I say "one of" because I wouldn't rely 100% on a "cold viewing" in order to introduce students to Shakespeare. A primer on his language and vocabulary would be in order before exposing them to an actual production. A brief discussion of how we believe his plays were staged originally would not hurt either. For I do not, as many do, believe that a "perfect" performance of a Shakespeare play will make all of the unfamiliar language suddenly clear to the totally uninitiated. The Bard was brilliant, but he was not magical. Those four centuries between his time and ours cannot simply be ignored. (Though many companies believe Shakespeare is only ever confusing because it is not performed properly, and that's bogus.)

Still, I favor de-emphasizing textual analysis in favor of viewing of performance for the earliest of Shakespeare exposure. I am, after all, an actor, and Romeo and Juliet first and foremost is in fact a script, not a novel.

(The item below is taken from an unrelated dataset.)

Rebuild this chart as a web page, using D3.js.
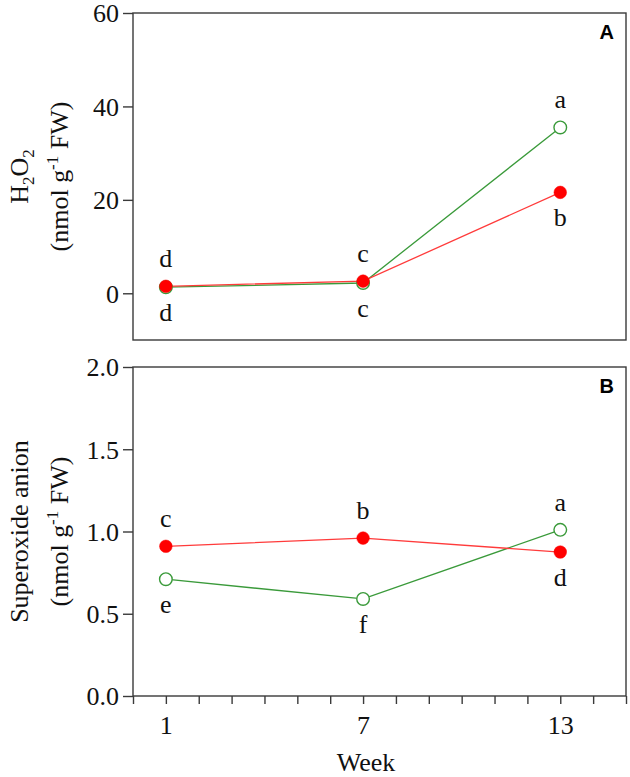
<!DOCTYPE html>
<html>
<head>
<meta charset="utf-8">
<script src="https://cdn.jsdelivr.net/npm/d3@7"></script>
<style>
  html, body { margin: 0; padding: 0; background: #fff; }
  svg { display: block; }
</style>
</head>
<body>
<script>
// ---- data ----
const weeks = [1, 7, 13];
const h2o2Red = [1.5, 2.6, 21.6];
const h2o2Green = [1.3, 2.2, 35.5];
const h2o2RedLetters = ["d", "c", "b"];
const h2o2GreenLetters = ["d", "c", "a"];
const supRed = [0.91, 0.96, 0.875];
const supGreen = [0.71, 0.59, 1.01];
const supRedLetters = ["c", "b", "d"];
const supGreenLetters = ["e", "f", "a"];
const xTicks = d3.range(0, 16);
const xTickLabels = [1, 7, 13];
const yTicksA = [0, 20, 40, 60];
const yTicksB = [0.0, 0.5, 1.0, 1.5, 2.0];

// ---- layout ----
const W = 630, H = 777;
const left = 133, right = 626;
const A = { top: 13, bottom: 340 };
const B = { top: 367, bottom: 696 };
const fs = 26;
const FONT = "Liberation Serif, DejaVu Serif, Noto Serif, serif";
const axisColor = "#3a3a3a";
const red = "#ff0000", redLine = "#ff3b3b", green = "#3a9a3a";

const svg = d3.select("body").append("svg").attr("width", W).attr("height", H);

const x = d3.scaleLinear().domain([0, 15]).range([left, right]);
const yA = d3.scaleLinear().domain([-10, 60]).range([A.bottom, A.top]);
const yB = d3.scaleLinear().domain([0, 2]).range([B.bottom, B.top]);

function styleText(sel, size) {
  sel.attr("font-family", FONT).style("font-family", FONT)
    .attr("font-size", size).attr("fill", "#111");
}

function panel(p, y, ticks, fmt, series, labelLines, tag, bottomAxis) {
  const g = svg.append("g");
  g.append("rect").attr("x", left).attr("y", p.top)
    .attr("width", right - left).attr("height", p.bottom - p.top)
    .attr("fill", "none").attr("stroke", axisColor).attr("stroke-width", 1.4);
  const ya = g.append("g").attr("transform", `translate(${left},0)`)
    .call(d3.axisLeft(y).tickValues(ticks).tickFormat(fmt).tickSize(10).tickPadding(4));
  ya.attr("font-family", FONT);
  ya.select(".domain").remove();
  ya.selectAll(".tick line").attr("stroke", axisColor).attr("stroke-width", 1.4);
  styleText(ya.selectAll(".tick text"), fs);
  ya.selectAll(".tick text").attr("dy", "0.34em");
  if (bottomAxis) {
    const xa = g.append("g").attr("transform", `translate(0,${p.bottom})`)
      .call(d3.axisBottom(x).tickValues(xTicks)
        .tickFormat(d => xTickLabels.includes(d) ? d : "").tickSize(8).tickPadding(12));
    xa.attr("font-family", FONT);
    xa.select(".domain").remove();
    xa.selectAll(".tick line").attr("stroke", axisColor).attr("stroke-width", 1.4);
    styleText(xa.selectAll(".tick text"), fs);
    xa.selectAll(".tick text").attr("dy", "0.71em");
  }
  series.forEach(s => {
    const pts = weeks.map((w, i) => [x(w), y(s.values[i])]);
    g.append("path").attr("d", d3.line()(pts)).attr("fill", "none")
      .attr("stroke", s.line).attr("stroke-width", 1.3);
  });
  series.forEach(s => {
    g.selectAll(null).data(weeks).enter().append("circle")
      .attr("cx", d => x(d)).attr("cy", (d, i) => y(s.values[i])).attr("r", 6.3)
      .attr("fill", s.filled ? s.color : "#fff")
      .attr("stroke", s.color).attr("stroke-width", s.filled ? 0.5 : 1.4);
  });
  series.forEach(s => {
    const t = g.selectAll(null).data(weeks).enter().append("text")
      .attr("x", d => x(d))
      .attr("y", (d, i) => y(s.values[i]) + (s.pos[i] === "above" ? -19 : 34))
      .attr("text-anchor", "middle").text((d, i) => s.letters[i]);
    styleText(t, fs);
  });
  g.append("text").attr("x", 614).attr("y", p.top + 26).attr("text-anchor", "end")
    .style("font-family", "Liberation Sans, Arial, sans-serif").attr("font-weight", "bold")
    .attr("font-size", 20).attr("fill", "#000").text(tag);
  const cy = (p.top + p.bottom) / 2;
  labelLines.forEach((parts, li) => {
    const t = g.append("text")
      .attr("transform", `translate(${li === 0 ? 28 : 68},${cy}) rotate(-90)`)
      .attr("text-anchor", "middle");
    styleText(t, fs);
    parts.forEach(pt => {
      const ts = t.append("tspan").text(pt.t);
      if (pt.sub) ts.attr("font-size", 17).attr("dy", 6);
      else if (pt.sup) ts.attr("font-size", 17).attr("dy", -10);
      if (pt.back) ts.attr("dy", pt.back);
    });
  });
}

panel(A, yA, yTicksA, d3.format("d"),
  [
    { values: h2o2Green, color: green, line: green, filled: false, letters: h2o2GreenLetters, pos: ["below", "below", "above"] },
    { values: h2o2Red, color: red, line: redLine, filled: true, letters: h2o2RedLetters, pos: ["above", "above", "below"] }
  ],
  [
    [{ t: "H" }, { t: "2", sub: true }, { t: "O", back: -6 }, { t: "2", sub: true }],
    [{ t: "(nmol g" }, { t: "-1", sup: true }, { t: " FW)", back: 10 }]
  ], "A", false);

panel(B, yB, yTicksB, d3.format(".1f"),
  [
    { values: supGreen, color: green, line: green, filled: false, letters: supGreenLetters, pos: ["below", "below", "above"] },
    { values: supRed, color: red, line: redLine, filled: true, letters: supRedLetters, pos: ["above", "above", "below"] }
  ],
  [
    [{ t: "Superoxide anion" }],
    [{ t: "(nmol g" }, { t: "-1", sup: true }, { t: " FW)", back: 10 }]
  ], "B", true);

const wl = svg.append("text").attr("x", 366).attr("y", 771).attr("text-anchor", "middle").text("Week");
styleText(wl, fs);
</script>
</body>
</html>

And if Helen said it, it can't be that off the wall of a concept, can it?


Swollen Foot said...

I remember the first two Shakespeare plays I ever studied were Macbeth and Twelfth Night, and the reason I remember them so clearly is because for both we had a task to write a very brief version of them using modern language. We then had to rehearse and perform them to the class. Obviously we studied it before we jumped into this task, but I don't remember any of those classes, only the scripts we wrote & the performances we did! Similarly, a few years ago I played Juliet, and it was only when I had to perform the words and really think about what I was saying that I fully understood and appreciated the language. This was despite having read it and seen it countless times! As you rightly say, Shakespeare's work was intended to be performed, so why not use performance itself a bit more when studying it? I guess that doesn't solve the issue of whether to introduce it as text or as a live performance/film... But I guess I'm just saying with Shakespeare I think it's best to work actively rather than passively!

Ty Unglebower said...

That is a good point...the performance aspect. Even if someone doesn't understand 100% of the text yet, and even if there is no audience outside of the class itself. When we recite something, and invoke the characters and actually tell the story instead of reading the story, it stays with us longer because it seeps into parts of our brain that do not get activated by mere reading.

Good observation.

Swollen Foot said...

You explained it better than I did! Glad you agree. :) I think the sooner you get active when studying it the better!